On this the eve of my 58th Birthday I have been contemplating one thing – How do I measure my own worth?
Or is it impossible because in the past I was too embarrassed to look directly at my own reflection? Instead my eyes found the blemish near the right cheek, or I looked only at my hair and saw how it was out of place. I could not see the man I had become, I differed to the opinions of others and hoped to meet a standard that is worthy.
I have heard it said when you have defeated all the demons inside of you, then all the enemies outside of you are no longer a threat. I know this, but at times I am still scared. But perhaps after this past few years of soul searching, I am less fearful.

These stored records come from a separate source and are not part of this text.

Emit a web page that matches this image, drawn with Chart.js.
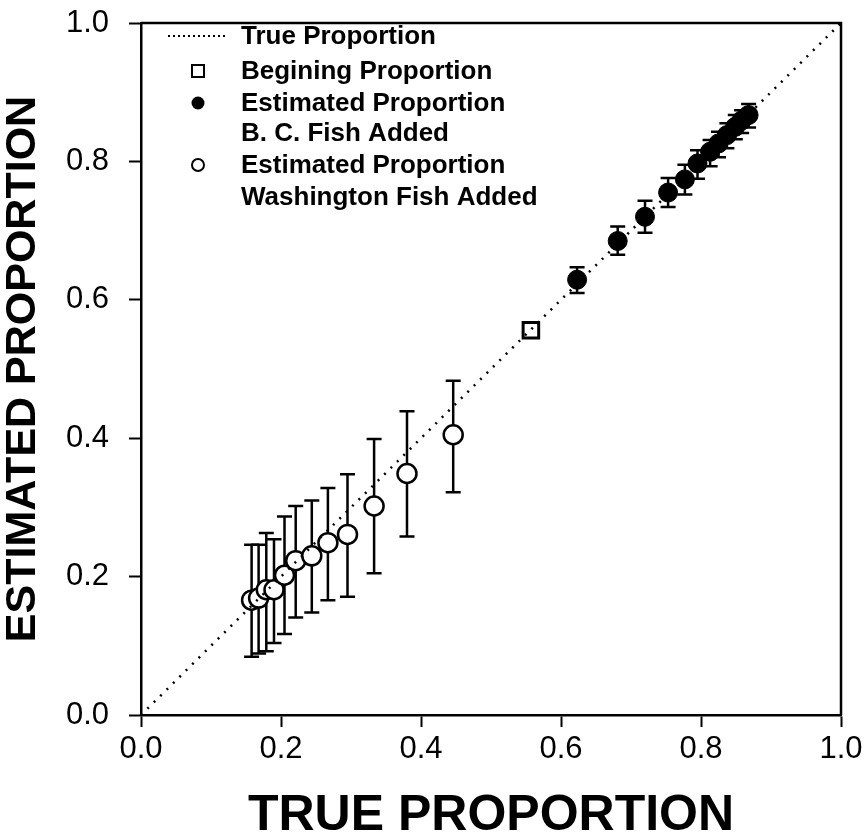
<!DOCTYPE html>
<html>
<head>
<meta charset="utf-8">
<script src="https://cdn.jsdelivr.net/npm/chart.js@4.4.1/dist/chart.umd.min.js"></script>
<style>
html, body { margin: 0; padding: 0; background: #fff; }
canvas { display: block; }
</style>
</head>
<body>
<canvas id="chart" width="867" height="836"></canvas>
<script>
"use strict";

const kFont = "'Liberation Sans', Arial, Helvetica, sans-serif";

// 1:1 reference line
const trueLine = [0, 1];

// starting point
const beginX = [0.557];
const beginY = [0.556];

// B. C. fish added
const bcX = [0.623, 0.681, 0.720, 0.753, 0.777, 0.795, 0.813, 0.825, 0.837, 0.849, 0.858, 0.868];
const bcY = [0.629, 0.685, 0.720, 0.755, 0.774, 0.797, 0.814, 0.826, 0.838, 0.850, 0.859, 0.867];
const bcLow = [0.610, 0.665, 0.697, 0.734, 0.752, 0.775, 0.793, 0.806, 0.819, 0.832, 0.841, 0.849];
const bcHigh = [0.647, 0.706, 0.743, 0.776, 0.795, 0.816, 0.831, 0.843, 0.855, 0.867, 0.874, 0.883];

// Washington fish added
const waX = [0.158, 0.168, 0.179, 0.190, 0.205, 0.221, 0.244, 0.267, 0.295, 0.333, 0.380, 0.446];
const waY = [0.166, 0.169, 0.181, 0.181, 0.202, 0.223, 0.230, 0.249, 0.261, 0.302, 0.349, 0.405];
const waLow = [0.084, 0.089, 0.092, 0.104, 0.117, 0.141, 0.148, 0.166, 0.171, 0.205, 0.258, 0.322];
const waHigh = [0.246, 0.246, 0.263, 0.254, 0.287, 0.302, 0.310, 0.328, 0.348, 0.399, 0.439, 0.483];

const xTicks = [0, 0.2, 0.4, 0.6, 0.8, 1.0];
const yTicks = [0, 0.2, 0.4, 0.6, 0.8, 1.0];

function toPoints(xs, ys) {
    return xs.map((x, i) => ({ x, y: ys[i] }));
}

const errorBars = {
    id: "errorBars",
    beforeDatasetsDraw(chart) {
        const { ctx } = chart;
        const yScale = chart.scales.y;
        chart.data.datasets.forEach((ds, di) => {
            if (!ds.errLow) {
                return;
            }
            const meta = chart.getDatasetMeta(di);
            ctx.save();
            ctx.strokeStyle = "#000";
            ctx.lineWidth = 2.5;
            meta.data.forEach((pt, i) => {
                const top = yScale.getPixelForValue(ds.errHigh[i]);
                const bot = yScale.getPixelForValue(ds.errLow[i]);
                ctx.beginPath();
                ctx.moveTo(pt.x, top);
                ctx.lineTo(pt.x, bot);
                ctx.moveTo(pt.x - 7.5, top);
                ctx.lineTo(pt.x + 7.5, top);
                ctx.moveTo(pt.x - 7.5, bot);
                ctx.lineTo(pt.x + 7.5, bot);
                ctx.stroke();
            });
            ctx.restore();
        });
    }
};

const frame = {
    id: "frame",
    afterDraw(chart) {
        const { ctx, chartArea: a } = chart;
        ctx.save();
        ctx.strokeStyle = "#000";
        ctx.lineWidth = 2.5;
        ctx.beginPath();
        ctx.moveTo(a.left, a.top);
        ctx.lineTo(a.right, a.top);
        ctx.lineTo(a.right, a.bottom);
        ctx.stroke();
        ctx.restore();
    }
};

const legendBox = {
    id: "legendBox",
    afterDraw(chart) {
        const { ctx, chartArea: a } = chart;
        const mx = a.left + 57;
        const tx = a.left + 100;
        ctx.save();
        ctx.fillStyle = "#000";
        ctx.strokeStyle = "#000";
        ctx.font = `bold 26px ${kFont}`;
        ctx.textBaseline = "middle";

        const rows = [
            ["True Proportion", 14],
            ["Begining Proportion", 49],
            ["Estimated Proportion", 81],
            ["B. C. Fish Added", 111],
            ["Estimated Proportion", 143],
            ["Washington Fish Added", 175]
        ];
        for (const [text, dy] of rows) {
            ctx.fillText(text, tx, a.top + dy);
        }

        // dotted sample
        ctx.lineWidth = 2;
        ctx.setLineDash([2, 3]);
        ctx.beginPath();
        ctx.moveTo(a.left + 27, a.top + 13);
        ctx.lineTo(a.left + 87, a.top + 13);
        ctx.stroke();
        ctx.setLineDash([]);

        // open square
        ctx.lineWidth = 2;
        ctx.strokeRect(mx - 6, a.top + 48 - 6, 12, 12);

        // filled circle
        ctx.beginPath();
        ctx.arc(mx, a.top + 80, 6.5, 0, Math.PI * 2);
        ctx.fill();

        // open circle
        ctx.beginPath();
        ctx.arc(mx, a.top + 142, 6, 0, Math.PI * 2);
        ctx.stroke();
        ctx.restore();
    }
};

function axisTicks(values) {
    return {
        afterBuildTicks(scale) {
            scale.ticks = values.map(value => ({ value }));
        }
    };
}

const chart = new Chart(document.getElementById("chart").getContext("2d"), {
    type: "scatter",
    data: {
        datasets: [
            {
                type: "line",
                label: "True Proportion",
                data: toPoints(trueLine, trueLine),
                borderColor: "#000",
                borderWidth: 2.5,
                borderDash: [2, 7],
                pointRadius: 0,
                fill: false
            },
            {
                label: "Estimated Proportion Washington Fish Added",
                data: toPoints(waX, waY),
                errLow: waLow,
                errHigh: waHigh,
                pointStyle: "circle",
                pointRadius: 9.5,
                pointBackgroundColor: "#fff",
                pointBorderColor: "#000",
                pointBorderWidth: 2.5
            },
            {
                label: "Estimated Proportion B. C. Fish Added",
                data: toPoints(bcX, bcY),
                errLow: bcLow,
                errHigh: bcHigh,
                pointStyle: "circle",
                pointRadius: 9.5,
                pointBackgroundColor: "#000",
                pointBorderColor: "#000",
                pointBorderWidth: 1
            },
            {
                label: "Begining Proportion",
                data: toPoints(beginX, beginY),
                pointStyle: "rect",
                pointRadius: 11,
                pointBackgroundColor: "#fff",
                pointBorderColor: "#000",
                pointBorderWidth: 3
            }
        ]
    },
    options: {
        responsive: false,
        animation: false,
        layout: {
            padding: { left: 0, right: 26, top: 23, bottom: 0 }
        },
        plugins: {
            legend: { display: false },
            tooltip: { enabled: false }
        },
        scales: {
            x: {
                type: "linear",
                min: 0,
                max: 1,
                ...axisTicks(xTicks),
                afterFit(scale) {
                    scale.height = 121;
                    scale.paddingLeft = 0;
                    scale.paddingRight = 0;
                },
                ticks: {
                    color: "#000",
                    padding: 4,
                    font: { family: kFont, size: 31 },
                    callback: v => v.toFixed(1)
                },
                grid: {
                    drawOnChartArea: false,
                    tickLength: 12,
                    tickWidth: 2,
                    tickColor: "#000"
                },
                border: { color: "#000", width: 2.5 },
                title: {
                    display: true,
                    text: "TRUE PROPORTION",
                    color: "#000",
                    padding: { top: 0, bottom: 0 },
                    font: { family: kFont, size: 50, weight: "bold", lineHeight: 0.8 }
                }
            },
            y: {
                type: "linear",
                min: 0,
                max: 1,
                ...axisTicks(yTicks),
                afterFit(scale) {
                    scale.width = 141;
                    scale.paddingTop = 0;
                    scale.paddingBottom = 0;
                },
                ticks: {
                    color: "#000",
                    padding: 20,
                    font: { family: kFont, size: 31 },
                    callback: v => v.toFixed(1)
                },
                grid: {
                    drawOnChartArea: false,
                    tickLength: 12,
                    tickWidth: 2,
                    tickColor: "#000"
                },
                border: { color: "#000", width: 2.5 },
                title: {
                    display: true,
                    text: "ESTIMATED PROPORTION",
                    color: "#000",
                    padding: { top: 2, bottom: 0 },
                    font: { family: kFont, size: 43, weight: "bold", lineHeight: 1 }
                }
            }
        }
    },
    plugins: [errorBars, frame, legendBox]
});
</script>
</body>
</html>
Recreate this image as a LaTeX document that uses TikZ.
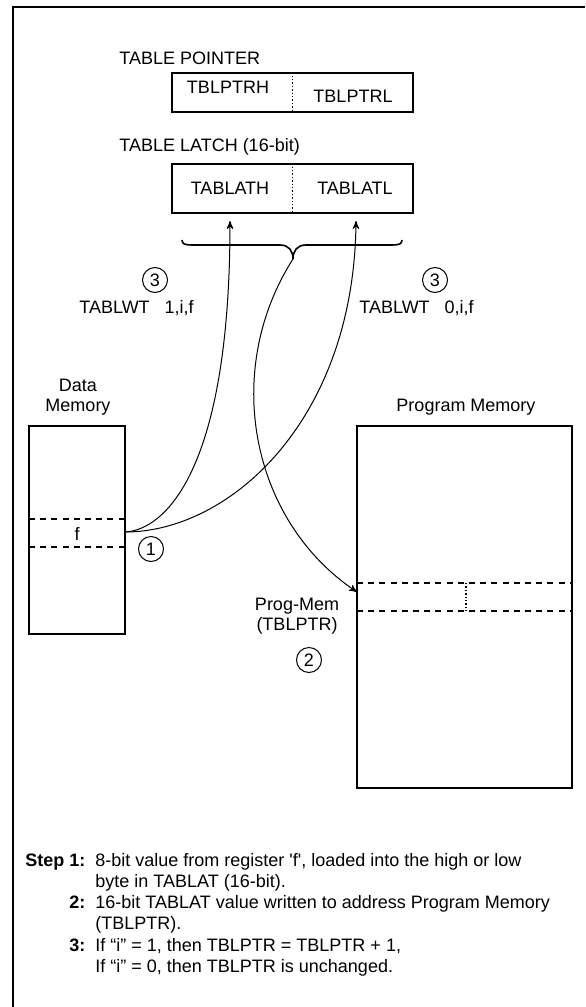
\documentclass[tikz,border=0pt]{standalone}
\usepackage{fontspec}
\setmainfont{Liberation Sans}
\usepackage{tikz}
\usetikzlibrary{arrows}

\begin{document}
\begin{tikzpicture}[x=0.5pt,y=-0.5pt,>=stealth',font=\fontsize{9}{10}\selectfont,
	reg box/.style={draw,line width=0.8pt,minimum width=120.5pt,inner sep=0pt},
	mem box/.style={draw,line width=0.9pt,inner sep=0pt},
	num/.style={circle,draw,line width=0.5pt,minimum size=12.5pt,inner sep=0pt},
	title/.style={anchor=west,inner sep=0pt},
	row line/.style={line width=0.9pt,dash pattern=on 3pt off 2.6pt},
	split/.style={line width=0.7pt,densely dotted},
	flow/.style={->,line width=0.5pt}]
	\useasboundingbox (0,0) rectangle (585,1007);
	\draw[line width=1pt] (585,7) -- (13,7) -- (13,1007);

	\node[title] (ptrlabel) at (119,58) {TABLE POINTER};
	\node[reg box,minimum height=19.5pt] (ptr) at (292.5,92.5) {};
	\node (ptrh) at (228,87) {TBLPTRH};
	\node (ptrl) at (353,96) {TBLPTRL};
	\draw[split] (ptr.north) -- (ptr.south);

	\node[title] (latchlabel) at (119,147) {TABLE LATCH (16-bit)};
	\node[reg box,minimum height=24.5pt] (latch) at (292.5,188.5) {};
	\node (lath) at (230,188) {TABLATH};
	\node (latl) at (355,188) {TABLATL};
	\draw[split] (latch.north) -- (latch.south);
	\coordinate (hiin) at (230,221);
	\coordinate (loin) at (356,221);

	\draw[line width=0.8pt] (182,240) .. controls (182,244) and (185,245) .. (192,245) -- (280,245)
		.. controls (289,245) and (293,251) .. (293,259) .. controls (293,251) and (297,245) .. (306,245)
		-- (392,245) .. controls (399,245) and (402,244) .. (402,240);
	\coordinate (tip) at (293,259);

	\node[num] (wr1) at (155,280) {3};
	\node[title] (tw1) at (79,308) {TABLWT\hspace{7.5pt}1,i,f};
	\node[num] (wr0) at (435,280) {3};
	\node[title] (tw0) at (359,308) {TABLWT\hspace{7.5pt}0,i,f};

	\node[align=center] (dmlabel) at (78,397) {Data\\Memory};
	\node (pmlabel) at (466,407) {Program Memory};

	\node[mem box,minimum width=48pt,minimum height=104pt] (datamem) at (77,530) {};
	\draw[row line] (29,519) -- (125,519);
	\draw[row line] (29,547) -- (125,547);
	\node (f) at (77,534) {f};
	\coordinate (freg) at (125,532);
	\node[num] (s1) at (151,549) {1};

	\node[mem box,minimum width=107.5pt,minimum height=181pt] (progmem) at (464.5,607) {};
	\draw[row line] (357,583) -- (572,583);
	\draw[row line] (357,611) -- (572,611);
	\draw[split] (466,583) -- (466,611);
	\coordinate (pmin) at (357,592);
	\node[align=center] (pmaddr) at (297,616) {Prog-Mem\\(TBLPTR)};
	\node[num] (s2) at (309,660) {2};

	\draw[flow] (freg) .. controls (165,530) and (230,470) .. (hiin);
	\draw[flow] (freg) .. controls (230,532) and (354,420) .. (loin);
	\draw[flow] (tip) .. controls (222,370) and (250,520) .. (pmin);

	\node[anchor=north west,inner sep=0pt] (steps) at (25,851) {\fontsize{9}{10.6}\selectfont
		\begin{tabular}{@{}r@{\hspace{5pt}}l@{}}
			\textbf{Step 1:} & 8-bit value from register \textquotesingle f\textquotesingle, loaded into the high or low\\
			& byte in TABLAT (16-bit).\\
			\textbf{2:} & 16-bit TABLAT value written to address Program Memory\\
			& (TBLPTR).\\
			\textbf{3:} & If “i” = 1, then TBLPTR = TBLPTR + 1,\\
			& If “i” = 0, then TBLPTR is unchanged.
		\end{tabular}};
\end{tikzpicture}
\end{document}
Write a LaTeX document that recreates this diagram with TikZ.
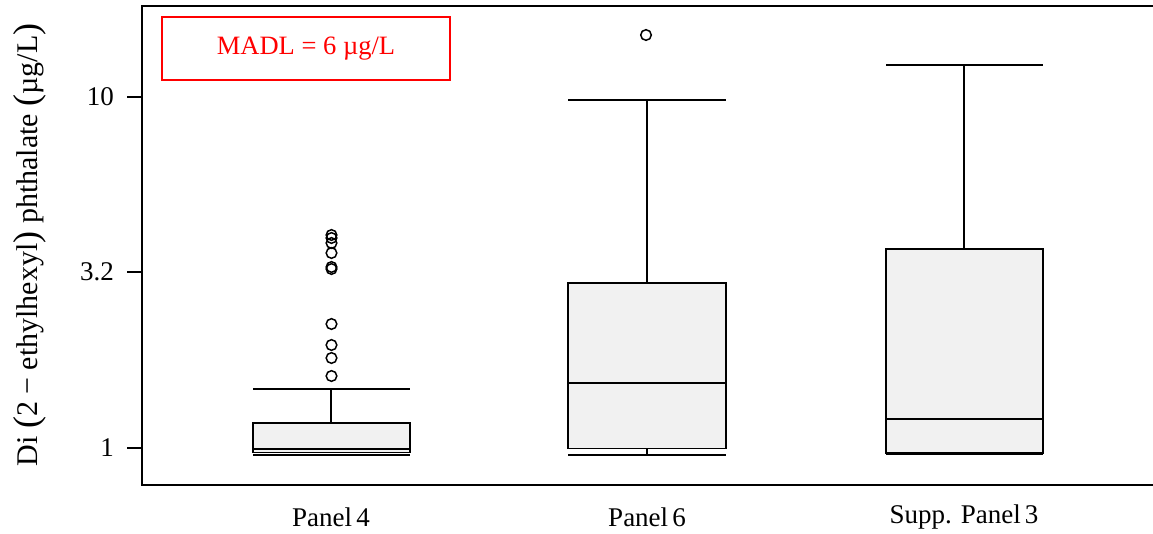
\documentclass[tikz,border=0pt]{standalone}
\usepackage{fontspec}
\setmainfont{Liberation Serif}
\newcommand{\bigpar}[1]{{\fontsize{36}{36}\selectfont\raisebox{-1.5pt}{#1}}}
\newcommand{\nsp}{\spaceskip=0.15em plus 0pt\relax}
\newcommand{\wsp}{\spaceskip=0.25em plus 0pt\relax}
\begin{document}
\begin{tikzpicture}[x=1pt,y=-1pt,
  axisline/.style={line width=1.5pt,black},
  boxst/.style={line width=1.5pt,draw=black,fill=boxgray},
  whisk/.style={line width=1.5pt,black},
  outl/.style={line width=1.5pt,draw=black,fill=none},
  lbl/.style={font=\fontsize{27}{32}\selectfont,inner sep=0pt},
  ylbl/.style={font=\fontsize{30}{36}\selectfont,inner sep=0pt},
  leg/.style={draw=red,line width=1.3pt,text=red,font=\fontsize{26.5}{31}\selectfont,minimum width=288pt,minimum height=63pt,inner sep=0pt}]
\definecolor{boxgray}{RGB}{241,241,241}
\useasboundingbox (0,0) rectangle (1153,533);
% frame
\draw[axisline] (1153,6) -- (142,6) -- (142,485) -- (1153,485);
% ticks
\foreach \yy/\tl/\nm in {97/10/t10, 272/3.2/t32, 448/1/t1}{
  \draw[axisline] (127,\yy) -- (142,\yy);
  \node[lbl,anchor=east] (\nm) at (114,\yy) {\tl};
}
% y label
\node[ylbl,rotate=90] (ylab) at (30,245) {Di \bigpar{(}2 − ethylhexyl\bigpar{)} phthalate \bigpar{(}µg/L\bigpar{)}};
% x labels
\node[lbl] (x1) at (331,517) {\nsp Panel 4};
\node[lbl] (x2) at (647,517) {\nsp Panel 6};
\node[lbl] (x3) at (964,517) {\wsp Supp. {\nsp Panel 3}};
% Panel 4
\draw[whisk] (331,389) -- (331,423);
\draw[whisk] (253,389) -- (410,389);
\draw[boxst] (253,423) rectangle (410,452.5);
\draw[whisk] (253,449) -- (410,449);
\draw[whisk] (253,455) -- (410,455);
\foreach \oy in {235,238,243,253,267,269,324,345,358,376}{
  \draw[outl] (331.5,\oy) circle (5.3pt);
}
% Panel 6
\draw[whisk] (647,100) -- (647,283);
\draw[whisk] (568,100) -- (726,100);
\draw[whisk] (647,448.5) -- (647,455);
\draw[boxst] (568,283) rectangle (726,448.5);
\draw[whisk] (568,383) -- (726,383);
\draw[whisk] (568,455) -- (726,455);
\draw[outl] (646,35) circle (5.3pt);
% Supp. Panel 3
\draw[whisk] (964,65) -- (964,249);
\draw[whisk] (886,65) -- (1043,65);
\draw[boxst] (886,249) rectangle (1043,453);
\draw[whisk] (886,419) -- (1043,419);
\draw[whisk] (886,454.5) -- (1043,454.5);
% legend
\node[leg] (legend) at (306,48.5) {MADL = 6 µg/L};
\end{tikzpicture}
\end{document}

Through these pictures I notice one thing, in the first when I was 15 I was starting my life and I had a smile and a look of wonderment and possibilities.
That’s what I want on my 58th birthday, is to have possibilities again. Not to feel constrained by external forces that mean to defeat me, but to be empowered by the voices within me that cry out “I CAN”.
I will look into the mirror tomorrow, and not see just the blemishes that mark my face, I will look deeper and see the scars that mark moments in my life. In each of the scars lies a story of endurance and commitment. I will realize that bravery is not the absence of fear, but the recognition of it, and then the ability to face it head on.
When I wake I think I will decide that I have more self-worth than yesterday, and understand even though tomorrow hasn’t been written yet, I shall still aim for more worth than today.